Au Nigeria, une crise humanitaire sévère est en cours : 31 millions de personnes souffrent de malnutrition.
Le Nigeria, géant démographique d’Afrique, fait face à une crise humanitaire sans précédent. Dans un contexte de violences jihadistes persistantes, de hausse vertigineuse du coût de la vie et de retrait massif de l’aide internationale, près de 31 millions de personnes souffrent aujourd’hui de malnutrition sévère. Le nord-est du pays, en proie à l’insécurité et aux déplacements massifs de populations, est à l’épicentre de cette catastrophe silencieuse.
Un pays à genoux face à la faim
Jamais le Nigeria n’avait enregistré un tel niveau de malnutrition. Selon le Programme alimentaire mondial (PAM), près de 31 millions de Nigérians sont en situation d’urgence alimentaire. Dans les États les plus touchés (Borno, Yobe et Adamawa), la situation est alarmante : près de 5 millions de personnes y souffrent de malnutrition aiguë sévère. La ville de Damboa, jadis poumon agricole du nord-est, est devenue aujourd’hui un bastion de la survie, encerclée par la violence et vidée de son potentiel agricole.
Le PAM tire la sonnette d’alarme : 150 centres de nutrition doivent fermer à la fin du mois de juillet, faute de financements. Une décision qui menace directement environ 300 000 enfants, selon les experts humanitaires. Les stocks sont vides, les rations sont devenues symboliques, et des familles entières survivent désormais avec un sac de riz comme unique source de nourriture. Pour Chi Lael, porte-parole du PAM au Nigeria, « des vies seront perdues dans les semaines à venir ».
Quand la guerre empêche de cultiver
L’insécurité a transformé les terres agricoles en zones interdites. À Damboa, des hectares de champs sont abandonnés, des agriculteurs tués, des familles déplacées. Même la route Maiduguri-Mafa est quadrillée de milices armées pour sécuriser les quelques cultivateurs qui osent sortir. Le cycle des récoltes est brisé. La « saison de soudure », entre les semailles et les récoltes, est devenue un gouffre de privations pour des millions de personnes, sans aucune réserve et sans revenu.

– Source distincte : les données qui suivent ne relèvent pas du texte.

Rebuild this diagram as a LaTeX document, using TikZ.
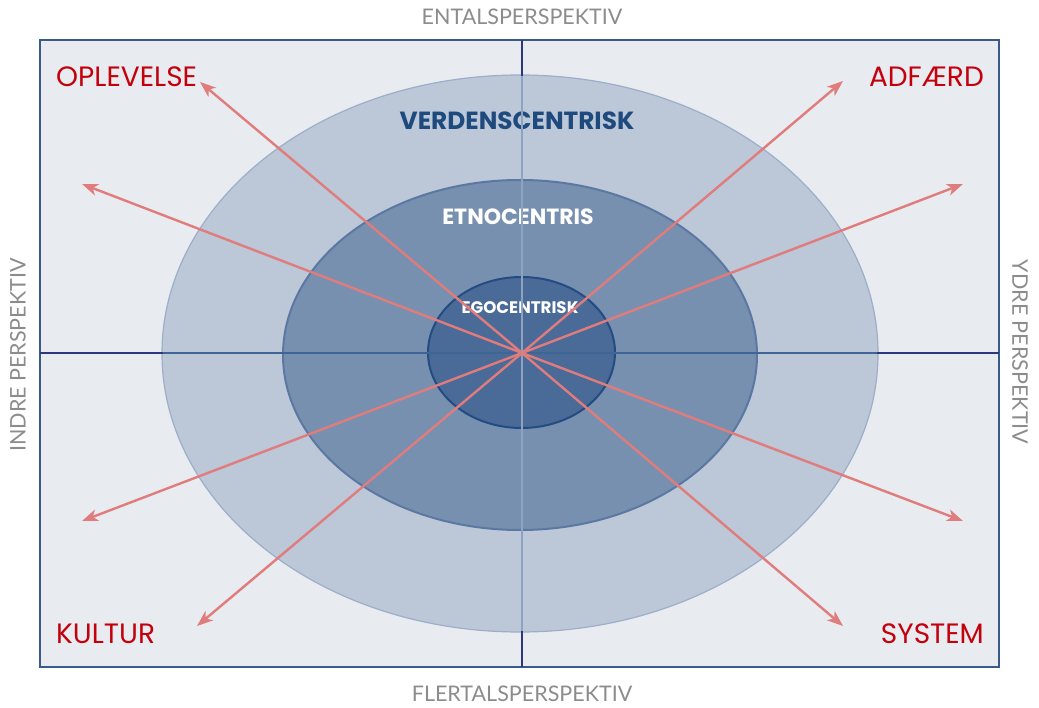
\documentclass[tikz,border=0pt]{standalone}
\usepackage{fontspec}
\setmainfont{Lato}
\newfontfamily\geofont{Poppins}
\usetikzlibrary{arrows.meta}
\definecolor{bgfill}{HTML}{E8EBF0}
\definecolor{framec}{HTML}{3A5A8C}
\definecolor{outerfill}{HTML}{BCC7D8}
\definecolor{outerdraw}{HTML}{9DAEC8}
\definecolor{midfill}{HTML}{7890B0}
\definecolor{middraw}{HTML}{5A78A2}
\definecolor{innerfill}{HTML}{4A6A98}
\definecolor{innerdraw}{HTML}{244C82}
\definecolor{axisdark}{HTML}{2E367E}
\definecolor{axisin}{HTML}{3F6597}
\definecolor{axislight}{HTML}{8EA3C2}
\definecolor{arrowc}{HTML}{E07C7C}
\definecolor{labelred}{HTML}{C4000C}
\definecolor{grayt}{HTML}{8C8C8C}
\definecolor{titleblue}{HTML}{1F4A7E}
\tikzset{
  outerlbl/.style={text=grayt, font=\fontsize{21.5}{21.5}\selectfont, inner sep=0pt},
  redlbl/.style={text=labelred, font=\geofont\fontsize{28}{28}\selectfont, inner sep=0pt},
  ringlbl/.style={inner sep=0pt},
  pinkarrow/.style={draw=arrowc, line width=2.4pt, -{Stealth[length=16pt,width=12pt,inset=4.5pt]}},
}
\begin{document}
\begin{tikzpicture}[x=1pt,y=-1pt]
\useasboundingbox (0,0) rectangle (1039,708);
\fill[white] (0,0) rectangle (1039,708);
\draw[fill=bgfill, draw=framec, line width=1.5pt] (40,40) rectangle (999,667);
% ellipses
\draw[fill=outerfill, draw=outerdraw, line width=1.2pt] (520,353.5) ellipse [x radius=358pt, y radius=278.5pt];
\draw[fill=midfill, draw=middraw, line width=2pt] (520,355) ellipse [x radius=237pt, y radius=175pt];
\draw[fill=innerfill, draw=innerdraw, line width=2pt] (521.5,352.5) ellipse [x radius=93.5pt, y radius=75.5pt];
% ring labels
\node[ringlbl, text=titleblue, font=\geofont\bfseries\fontsize{24.8}{24.8}\selectfont] (verden) at (517,121) {VERDENSCENTRISK};
\node[ringlbl, text=white, font=\geofont\bfseries\fontsize{22}{22}\selectfont] (etno) at (518,217) {ETNOCENTRIS};
\node[ringlbl, text=white, font=\geofont\bfseries\fontsize{16.7}{16.7}\selectfont] (ego) at (520,308) {EGOCENTRISK};
% axes
\coordinate (c) at (522,353);
\coordinate (vt) at (522,40);
\coordinate (vb) at (522,667);
\coordinate (hl) at (40,353);
\coordinate (hr) at (999,353);
\coordinate (vti) at (522,76);
\coordinate (vbi) at (522,631);
\coordinate (hli) at (163,353);
\coordinate (hri) at (877,353);
\draw[axisdark, line width=1.2pt] (vt) -- (vti);
\draw[axisdark, line width=1.2pt] (vbi) -- (vb);
\draw[axislight, line width=1.6pt] (vti) -- (vbi);
\draw[axisdark, line width=1.2pt] (hl) -- (hli);
\draw[axisdark, line width=1.2pt] (hri) -- (hr);
\draw[axisin, line width=1.6pt] (hli) -- (hri);
% arrow ends
\coordinate (a1) at (200,82);
\coordinate (a2) at (82,184);
\coordinate (a3) at (82,521);
\coordinate (a4) at (197,626);
\coordinate (a5) at (843,81);
\coordinate (a6) at (963,184);
\coordinate (a7) at (963,521);
\coordinate (a8) at (843,626);
\foreach \e in {a1,a2,a3,a4,a5,a6,a7,a8} \draw[pinkarrow] (c) -- (\e);
% corner labels
\node[redlbl, anchor=west] (opl) at (56,77) {OPLEVELSE};
\node[redlbl, anchor=east] (adf) at (984,77) {ADFÆRD};
\node[redlbl, anchor=west] (kul) at (56,634) {KULTUR};
\node[redlbl, anchor=east] (sys) at (984,634) {SYSTEM};
% outer labels
\node[outerlbl] (ental) at (522,17) {ENTALSPERSPEKTIV};
\node[outerlbl] (flertal) at (522,694) {FLERTALSPERSPEKTIV};
\node[outerlbl, rotate=90] (indre) at (18,355) {INDRE PERSPEKTIV};
\node[outerlbl, rotate=-90] (ydre) at (1020,352) {YDRE PERSPEKTIV};
\end{tikzpicture}
\end{document}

La crise humanitaire est aggravée par la réduction drastique de l’aide internationale, notamment américaine. Le retrait de l’USAID, conséquence d’une politique de désengagement initiée sous l’administration Trump, a laissé un vide immense. Les sacs de riz estampillés USAID, visibles dans les entrepôts, sont les derniers d’une époque qui s’achève brutalement. L’avenir est incertain, et les mécanismes de survie des populations deviennent de plus en plus dangereux.
Une bombe à retardement régionale
Pour les responsables humanitaires, la situation dépasse la simple urgence alimentaire. Le Dr John Ala, responsable nutrition au PAM, prévient : « Ce n’est plus seulement une crise humanitaire, c’est une menace pour la stabilité régionale. » Car la faim alimente l’extrémisme, le banditisme, les migrations forcées et la radicalisation.